| Task requirements |
Skip the pictures and quote all of the lines exactly.
## BEGIN Available data
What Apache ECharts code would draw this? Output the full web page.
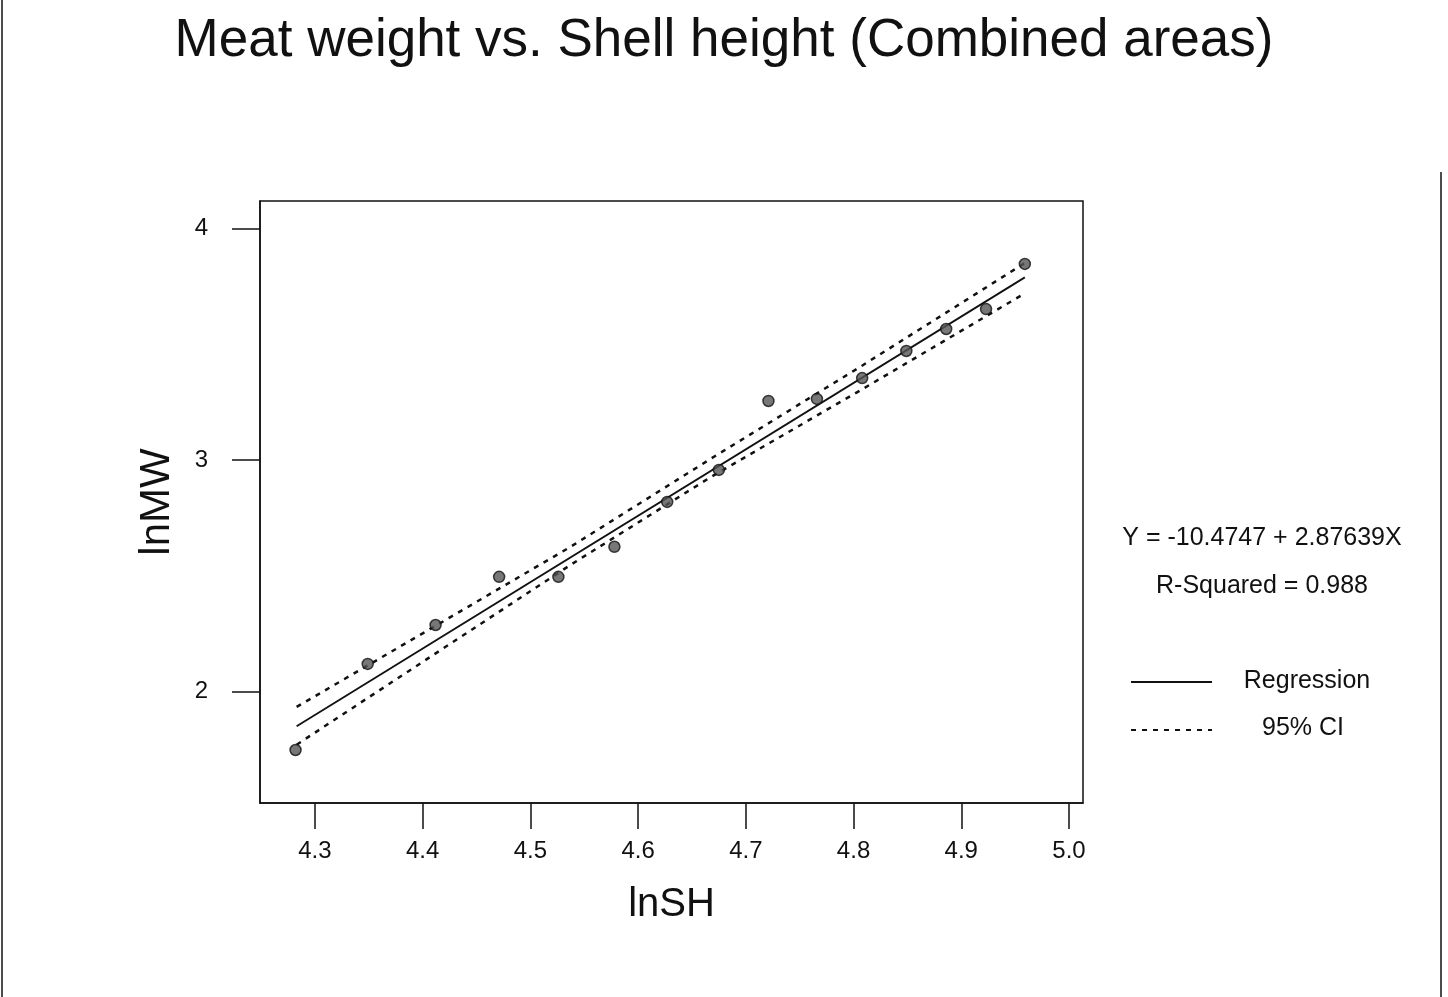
<!DOCTYPE html>
<html>
<head>
<meta charset="utf-8">
<script src="https://cdn.jsdelivr.net/npm/echarts@6/dist/echarts.min.js"></script>
<style>
html,body{margin:0;padding:0;background:#fff;}
#chart{width:1448px;height:997px;}
</style>
</head>
<body>
<div id="chart"></div>
<script>
// ---- data ----
const lnSH = [4.282, 4.349, 4.412, 4.471, 4.526, 4.578, 4.627, 4.675, 4.721, 4.766, 4.808, 4.849, 4.886, 4.923, 4.959];
const lnMW = [1.747, 2.119, 2.287, 2.495, 2.495, 2.625, 2.819, 2.957, 3.255, 3.264, 3.354, 3.471, 3.566, 3.652, 3.847];
const regX = [4.283, 4.959];
const regY = [1.850, 3.789];
const ciX = [4.283, 4.407, 4.537, 4.667, 4.806, 4.959];
const ciUpper = [1.933, 2.270, 2.624, 3.004, 3.402, 3.851];
const ciLower = [1.770, 2.149, 2.546, 2.925, 3.300, 3.720];
const xTicks = [4.3, 4.4, 4.5, 4.6, 4.7, 4.8, 4.9, 5.0];
const yTicks = [2, 3, 4];
const titleText = 'Meat weight vs. Shell height (Combined areas)';
const eqText = 'Y = -10.4747 + 2.87639X';
const r2Text = 'R-Squared = 0.988';
const legendNames = ['Regression', '95% CI'];

const zip = (a, b) => a.map((v, i) => [v, b[i]]);
const FONT = '"Liberation Sans", Arial, Helvetica, sans-serif';
const INK = '#111';
const CI_DASH = [5, 6];

function centeredText(text, cx, cy, size) {
  return {
    type: 'text', x: cx, y: cy, silent: true,
    style: {text: text, fontFamily: FONT, fontSize: size, fill: INK,
      align: 'center', verticalAlign: 'middle', textAlign: 'center', textVerticalAlign: 'middle'}
  };
}

const chart = echarts.init(document.getElementById('chart'), null, {renderer: 'canvas'});
chart.setOption({
  backgroundColor: '#fff',
  animation: false,
  textStyle: {fontFamily: FONT, color: INK},
  title: {
    text: titleText,
    left: 'center',
    top: 10,
    textStyle: {fontFamily: FONT, fontSize: 53, fontWeight: 'normal', color: INK}
  },
  grid: {
    left: 260, top: 201, right: 365, bottom: 194,
    show: true, borderColor: INK, borderWidth: 1.5, backgroundColor: 'transparent'
  },
  xAxis: {
    type: 'value', min: 4.249, max: 5.013,
    name: 'lnSH', nameLocation: 'middle', nameGap: 82,
    nameTextStyle: {fontFamily: FONT, fontSize: 40, color: INK},
    axisLine: {show: true, onZero: false, lineStyle: {color: INK, width: 1.5}},
    axisTick: {show: true, inside: false, length: 26, customValues: xTicks, lineStyle: {color: INK, width: 1.5}},
    axisLabel: {show: true, margin: 36, fontSize: 24, color: INK, fontFamily: FONT,
      customValues: xTicks, formatter: v => v.toFixed(1)},
    splitLine: {show: false}
  },
  yAxis: {
    type: 'value', min: 1.518, max: 4.119,
    name: 'lnMW', nameLocation: 'middle', nameGap: 82, nameRotate: 90,
    nameTextStyle: {fontFamily: FONT, fontSize: 42, color: INK},
    axisLine: {show: true, onZero: false, lineStyle: {color: INK, width: 1.5}},
    axisTick: {show: true, inside: false, length: 28, customValues: yTicks, lineStyle: {color: INK, width: 1.5}},
    axisLabel: {show: true, margin: 52, fontSize: 24, color: INK, fontFamily: FONT,
      customValues: yTicks, formatter: v => String(v)},
    splitLine: {show: false}
  },
  graphic: [
    centeredText(eqText, 1262, 538, 25),
    centeredText(r2Text, 1262, 586, 25),
    {type: 'line', silent: true, shape: {x1: 1131, y1: 682, x2: 1212, y2: 682}, style: {stroke: INK, lineWidth: 1.8}},
    {type: 'line', silent: true, shape: {x1: 1131, y1: 730, x2: 1212, y2: 730}, style: {stroke: INK, lineWidth: 2, lineDash: CI_DASH}},
    centeredText(legendNames[0], 1307, 681, 25),
    centeredText(legendNames[1], 1303, 728, 25),
    {type: 'line', silent: true, shape: {x1: 2, y1: 0, x2: 2, y2: 997}, style: {stroke: INK, lineWidth: 1.5}},
    {type: 'line', silent: true, shape: {x1: 1441, y1: 172, x2: 1441, y2: 997}, style: {stroke: INK, lineWidth: 1.5}}
  ],
  series: [
    {
      name: legendNames[0], type: 'line', data: zip(regX, regY),
      symbol: 'none', lineStyle: {color: INK, width: 1.8, type: 'solid'}, itemStyle: {color: INK}, z: 3
    },
    {
      name: legendNames[1], type: 'line', data: zip(ciX, ciUpper),
      symbol: 'none', lineStyle: {color: INK, width: 2.5, type: CI_DASH}, itemStyle: {color: INK}, z: 3
    },
    {
      name: legendNames[1], type: 'line', data: zip(ciX, ciLower),
      symbol: 'none', lineStyle: {color: INK, width: 2.5, type: CI_DASH}, itemStyle: {color: INK}, z: 3
    },
    {
      name: 'Data', type: 'scatter', data: zip(lnSH, lnMW),
      symbol: 'circle', symbolSize: 11,
      itemStyle: {color: '#555', borderColor: INK, borderWidth: 1.5}, z: 4
    }
  ]
});
</script>
</body>
</html>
## END Available data
| Solution for this exercise |
What Apache ECharts code would draw this? Output the full web page.
<!DOCTYPE html>
<html>
<head>
<meta charset="utf-8">
<script src="https://cdn.jsdelivr.net/npm/echarts@6/dist/echarts.min.js"></script>
<style>
html,body{margin:0;padding:0;background:#fff;}
#chart{width:1448px;height:997px;}
</style>
</head>
<body>
<div id="chart"></div>
<script>
// ---- data ----
const lnSH = [4.282, 4.349, 4.412, 4.471, 4.526, 4.578, 4.627, 4.675, 4.721, 4.766, 4.808, 4.849, 4.886, 4.923, 4.959];
const lnMW = [1.747, 2.119, 2.287, 2.495, 2.495, 2.625, 2.819, 2.957, 3.255, 3.264, 3.354, 3.471, 3.566, 3.652, 3.847];
const regX = [4.283, 4.959];
const regY = [1.850, 3.789];
const ciX = [4.283, 4.407, 4.537, 4.667, 4.806, 4.959];
const ciUpper = [1.933, 2.270, 2.624, 3.004, 3.402, 3.851];
const ciLower = [1.770, 2.149, 2.546, 2.925, 3.300, 3.720];
const xTicks = [4.3, 4.4, 4.5, 4.6, 4.7, 4.8, 4.9, 5.0];
const yTicks = [2, 3, 4];
const titleText = 'Meat weight vs. Shell height (Combined areas)';
const eqText = 'Y = -10.4747 + 2.87639X';
const r2Text = 'R-Squared = 0.988';
const legendNames = ['Regression', '95% CI'];

const zip = (a, b) => a.map((v, i) => [v, b[i]]);
const FONT = '"Liberation Sans", Arial, Helvetica, sans-serif';
const INK = '#111';
const CI_DASH = [5, 6];

function centeredText(text, cx, cy, size) {
  return {
    type: 'text', x: cx, y: cy, silent: true,
    style: {text: text, fontFamily: FONT, fontSize: size, fill: INK,
      align: 'center', verticalAlign: 'middle', textAlign: 'center', textVerticalAlign: 'middle'}
  };
}

const chart = echarts.init(document.getElementById('chart'), null, {renderer: 'canvas'});
chart.setOption({
  backgroundColor: '#fff',
  animation: false,
  textStyle: {fontFamily: FONT, color: INK},
  title: {
    text: titleText,
    left: 'center',
    top: 10,
    textStyle: {fontFamily: FONT, fontSize: 53, fontWeight: 'normal', color: INK}
  },
  grid: {
    left: 260, top: 201, right: 365, bottom: 194,
    show: true, borderColor: INK, borderWidth: 1.5, backgroundColor: 'transparent'
  },
  xAxis: {
    type: 'value', min: 4.249, max: 5.013,
    name: 'lnSH', nameLocation: 'middle', nameGap: 82,
    nameTextStyle: {fontFamily: FONT, fontSize: 40, color: INK},
    axisLine: {show: true, onZero: false, lineStyle: {color: INK, width: 1.5}},
    axisTick: {show: true, inside: false, length: 26, customValues: xTicks, lineStyle: {color: INK, width: 1.5}},
    axisLabel: {show: true, margin: 36, fontSize: 24, color: INK, fontFamily: FONT,
      customValues: xTicks, formatter: v => v.toFixed(1)},
    splitLine: {show: false}
  },
  yAxis: {
    type: 'value', min: 1.518, max: 4.119,
    name: 'lnMW', nameLocation: 'middle', nameGap: 82, nameRotate: 90,
    nameTextStyle: {fontFamily: FONT, fontSize: 42, color: INK},
    axisLine: {show: true, onZero: false, lineStyle: {color: INK, width: 1.5}},
    axisTick: {show: true, inside: false, length: 28, customValues: yTicks, lineStyle: {color: INK, width: 1.5}},
    axisLabel: {show: true, margin: 52, fontSize: 24, color: INK, fontFamily: FONT,
      customValues: yTicks, formatter: v => String(v)},
    splitLine: {show: false}
  },
  graphic: [
    centeredText(eqText, 1262, 538, 25),
    centeredText(r2Text, 1262, 586, 25),
    {type: 'line', silent: true, shape: {x1: 1131, y1: 682, x2: 1212, y2: 682}, style: {stroke: INK, lineWidth: 1.8}},
    {type: 'line', silent: true, shape: {x1: 1131, y1: 730, x2: 1212, y2: 730}, style: {stroke: INK, lineWidth: 2, lineDash: CI_DASH}},
    centeredText(legendNames[0], 1307, 681, 25),
    centeredText(legendNames[1], 1303, 728, 25),
    {type: 'line', silent: true, shape: {x1: 2, y1: 0, x2: 2, y2: 997}, style: {stroke: INK, lineWidth: 1.5}},
    {type: 'line', silent: true, shape: {x1: 1441, y1: 172, x2: 1441, y2: 997}, style: {stroke: INK, lineWidth: 1.5}}
  ],
  series: [
    {
      name: legendNames[0], type: 'line', data: zip(regX, regY),
      symbol: 'none', lineStyle: {color: INK, width: 1.8, type: 'solid'}, itemStyle: {color: INK}, z: 3
    },
    {
      name: legendNames[1], type: 'line', data: zip(ciX, ciUpper),
      symbol: 'none', lineStyle: {color: INK, width: 2.5, type: CI_DASH}, itemStyle: {color: INK}, z: 3
    },
    {
      name: legendNames[1], type: 'line', data: zip(ciX, ciLower),
      symbol: 'none', lineStyle: {color: INK, width: 2.5, type: CI_DASH}, itemStyle: {color: INK}, z: 3
    },
    {
      name: 'Data', type: 'scatter', data: zip(lnSH, lnMW),
      symbol: 'circle', symbolSize: 11,
      itemStyle: {color: '#555', borderColor: INK, borderWidth: 1.5}, z: 4
    }
  ]
});
</script>
</body>
</html>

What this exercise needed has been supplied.